• Task brief:
In the material below, find each line holding the string "that" and copy it.

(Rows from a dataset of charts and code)
---

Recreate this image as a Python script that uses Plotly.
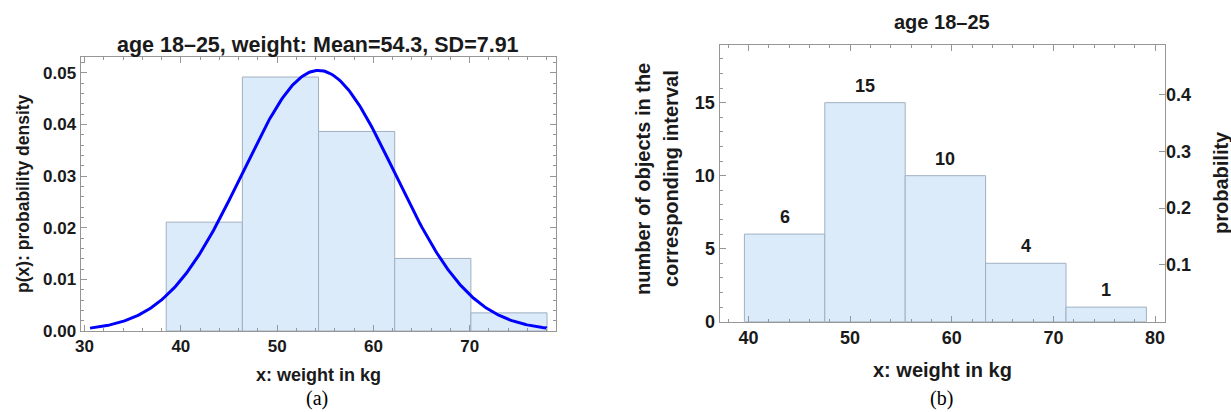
import numpy as np
import plotly.graph_objects as go

# ---------------- data ----------------
# (a) density histogram, bins = mean + k*SD
mean_a = 54.3
sd_a = 7.91
edges_a = [38.48, 46.39, 54.30, 62.21, 70.12, 78.03]
counts_a = [6, 14, 11, 4, 1]

# (b) count histogram
edges_b = [39.60, 47.51, 55.42, 63.33, 71.24, 79.15]
counts_b = [6, 15, 10, 4, 1]
prob_ticks_b = [0.1, 0.2, 0.3, 0.4]
counts_per_unit_prob = 38.9  # right-axis scale

title_a = "age 18\u201325, weight: Mean=54.3, SD=7.91"
title_b = "age 18\u201325"

# ---------------- styling ----------------
W, H = 1231, 412
FILL = "rgb(220,235,250)"
EDGE = "rgb(160,176,192)"
FRAME = "rgb(150,150,150)"
TXT = "#1a1a1a"
SANS = "Liberation Sans, Arial, sans-serif"
SERIF = "Liberation Serif, Times New Roman, serif"


def px_x(p):
    return p / W


def px_y(p):
    return 1 - p / H


N_a = sum(counts_a)
cent_a = [(edges_a[i] + edges_a[i + 1]) / 2 for i in range(len(counts_a))]
wid_a = [edges_a[i + 1] - edges_a[i] for i in range(len(counts_a))]
dens_a = [c / (N_a * w) for c, w in zip(counts_a, wid_a)]

xc = np.linspace(mean_a - 3 * sd_a, mean_a + 3 * sd_a, 300)
yc = np.exp(-0.5 * ((xc - mean_a) / sd_a) ** 2) / (sd_a * np.sqrt(2 * np.pi))

cent_b = [(edges_b[i] + edges_b[i + 1]) / 2 for i in range(len(counts_b))]
wid_b = [edges_b[i + 1] - edges_b[i] for i in range(len(counts_b))]

fig = go.Figure()
fig.add_trace(go.Bar(x=cent_a, y=dens_a, width=wid_a, marker=dict(color=FILL, line=dict(color=EDGE, width=1)),
                     xaxis="x", yaxis="y", hoverinfo="skip", showlegend=False))
fig.add_trace(go.Scatter(x=xc, y=yc, mode="lines", line=dict(color="rgb(0,0,255)", width=3),
                         xaxis="x", yaxis="y", hoverinfo="skip", showlegend=False))
fig.add_trace(go.Bar(x=cent_b, y=counts_b, width=wid_b, marker=dict(color=FILL, line=dict(color=EDGE, width=1)),
                     xaxis="x2", yaxis="y2", hoverinfo="skip", showlegend=False))
fig.add_trace(go.Scatter(x=cent_b, y=[c / counts_per_unit_prob for c in counts_b], mode="markers",
                         marker=dict(opacity=0), xaxis="x2", yaxis="y3", hoverinfo="skip", showlegend=False))

tickfont = dict(family=SANS, size=17, color=TXT, weight="bold")
tickfont_b = dict(family=SANS, size=18, color=TXT, weight="bold")


def ax(**kw):
    d = dict(showline=True, linecolor=FRAME, linewidth=1, ticks="inside", ticklen=6, tickcolor=FRAME,
             tickwidth=1, showgrid=False, zeroline=False, tickfont=tickfont, fixedrange=True,
             automargin=False)
    d.update(kw)
    return d


x0a, x1a, y0a, y1a = 80.5, 556, 57, 331
x0b, x1b, y0b, y1b = 719.5, 1165, 45, 321.7

fig.update_layout(
    width=W, height=H, margin=dict(l=0, r=0, t=0, b=0, autoexpand=False),
    paper_bgcolor="white", plot_bgcolor="white", bargap=0, showlegend=False,
    xaxis=ax(domain=[px_x(x0a), px_x(x1a)], anchor="y", range=[29.58, 78.96], tick0=0, dtick=10, mirror="ticks",
             minor=dict(ticks="inside", ticklen=3, tickcolor=FRAME, dtick=2, tick0=0)),
    yaxis=ax(domain=[px_y(y1a), px_y(y0a)], anchor="x", range=[0, 0.05304], tick0=0, dtick=0.01, tickformat=".2f",
             mirror="ticks", minor=dict(ticks="inside", ticklen=3, tickcolor=FRAME, dtick=0.002, tick0=0)),
    xaxis2=ax(domain=[px_x(x0b), px_x(x1b)], anchor="y2", range=[37.15, 80.98], tick0=0, dtick=10, mirror="ticks",
              tickfont=tickfont_b,
              minor=dict(ticks="inside", ticklen=3, tickcolor=FRAME, dtick=2, tick0=0)),
    yaxis2=ax(domain=[px_y(y1b), px_y(y0b)], anchor="x2", range=[0, 18.95], tick0=0, dtick=5, mirror=True,
              tickfont=tickfont_b,
              minor=dict(ticks="inside", ticklen=3, tickcolor=FRAME, dtick=1, tick0=0)),
    yaxis3=ax(overlaying="y2", anchor="x2", side="right", showline=False,
              range=[0, 18.95 / counts_per_unit_prob], tickvals=prob_ticks_b, tickformat=".1f",
              tickfont=tickfont_b),
)

ann = []


def text(x, y, s, size=18, angle=0, family=SANS, bold=True):
    ann.append(dict(xref="paper", yref="paper", x=px_x(x), y=px_y(y), text=s, showarrow=False,
                    xanchor="center", yanchor="middle", textangle=angle,
                    font=dict(family=family, size=size, color=TXT if bold else "black",
                              weight="bold" if bold else "normal")))


text((x0a + x1a) / 2, 45, title_a, size=21.5)
text((x0b + x1b) / 2, 22, title_b, size=20)
text((x0a + x1a) / 2, 375, "x: weight in kg", size=18)
text((x0b + x1b) / 2, 370, "x: weight in kg", size=20)
text(23, (y0a + y1a) / 2, "p(x): probability density", size=17.5, angle=-90)
text(643, 179, "number of objects in the", size=20, angle=-90)
text(671, 179, "corresponding interval", size=20, angle=-90)
text(1221, 183, "probability", size=20, angle=-90)
text(317, 398, "(a)", size=20, family=SERIF, bold=False)
text(941, 398, "(b)", size=20, family=SERIF, bold=False)

for c, n in zip(cent_b, counts_b):
    ann.append(dict(xref="x2", yref="y2", x=c, y=n, text=str(n), showarrow=False, yshift=17,
                    xanchor="center", yanchor="middle",
                    font=dict(family=SANS, size=18, color=TXT, weight="bold")))

fig.update_layout(annotations=ann)
fig.write_html("out.html", config={"displayModeBar": False, "staticPlot": True},
               post_script="document.body.style.margin='0';document.body.style.padding='0';"
                           "document.body.style.overflow='hidden';")
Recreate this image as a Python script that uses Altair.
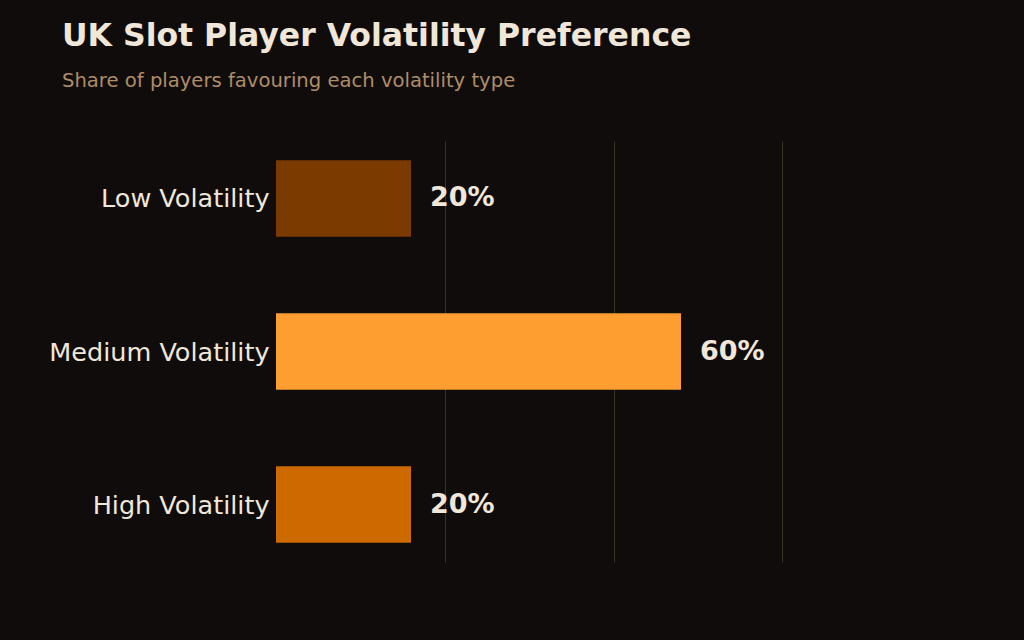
import altair as alt
import pandas as pd

categories = ["Low Volatility", "Medium Volatility", "High Volatility"]
shares = [20, 60, 20]
colors = ["#7a3a00", "#ff9e30", "#cc6a00"]

df = pd.DataFrame({"category": categories, "share": shares, "label": [f"{v}%" for v in shares]})

BG = "#0f0c0b"
TXT = "#f1e7d9"

y_enc = alt.Y("category:N", sort=categories, title=None,
              scale=alt.Scale(paddingInner=0.5, paddingOuter=0.125),
              axis=alt.Axis(domain=False, ticks=False, labelFontSize=25.5, labelColor=TXT,
                            labelFont="DejaVu Sans", labelPadding=7, labelLimit=400, grid=False,
                            labelOffset=1))
x_enc = alt.X("share:Q", title=None, scale=alt.Scale(domain=[0, 100], nice=False),
              axis=alt.Axis(values=[25, 50, 75], labels=False, ticks=False, domain=False,
                            grid=True, gridColor="#3a3328", gridWidth=1))

bars = alt.Chart(df).mark_bar().encode(
    x=x_enc, y=y_enc,
    color=alt.Color("category:N", scale=alt.Scale(domain=categories, range=colors), legend=None),
)
text = alt.Chart(df).mark_text(align="left", baseline="middle", dx=19, dy=0, fontSize=27,
                               fontWeight="bold", font="DejaVu Sans", color=TXT).encode(
    x="share:Q", y=alt.Y("category:N", sort=categories), text="label:N")

chart = (bars + text).properties(
    width=675, height=421,
    background=BG,
    padding={"left": 276, "top": 141, "right": 73, "bottom": 78},
    autosize=alt.AutoSizeParams(type="none"),
    title=alt.TitleParams(
        text="UK Slot Player Volatility Preference",
        subtitle="Share of players favouring each volatility type",
        anchor="start", frame="group", dx=-214, offset=50,
        font="DejaVu Sans", fontSize=31.5, fontWeight="bold", color=TXT,
        subtitleFont="DejaVu Sans", subtitleFontSize=19.6, subtitleColor="#b08d66",
        subtitlePadding=20,
    ),
).configure_view(stroke=None)

chart.save("out.html", embed_options={"renderer": "svg", "actions": False})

---

• Correct answer:
Recreate this image as a Python script that uses Plotly.
Recreate this image as a Python script that uses Altair.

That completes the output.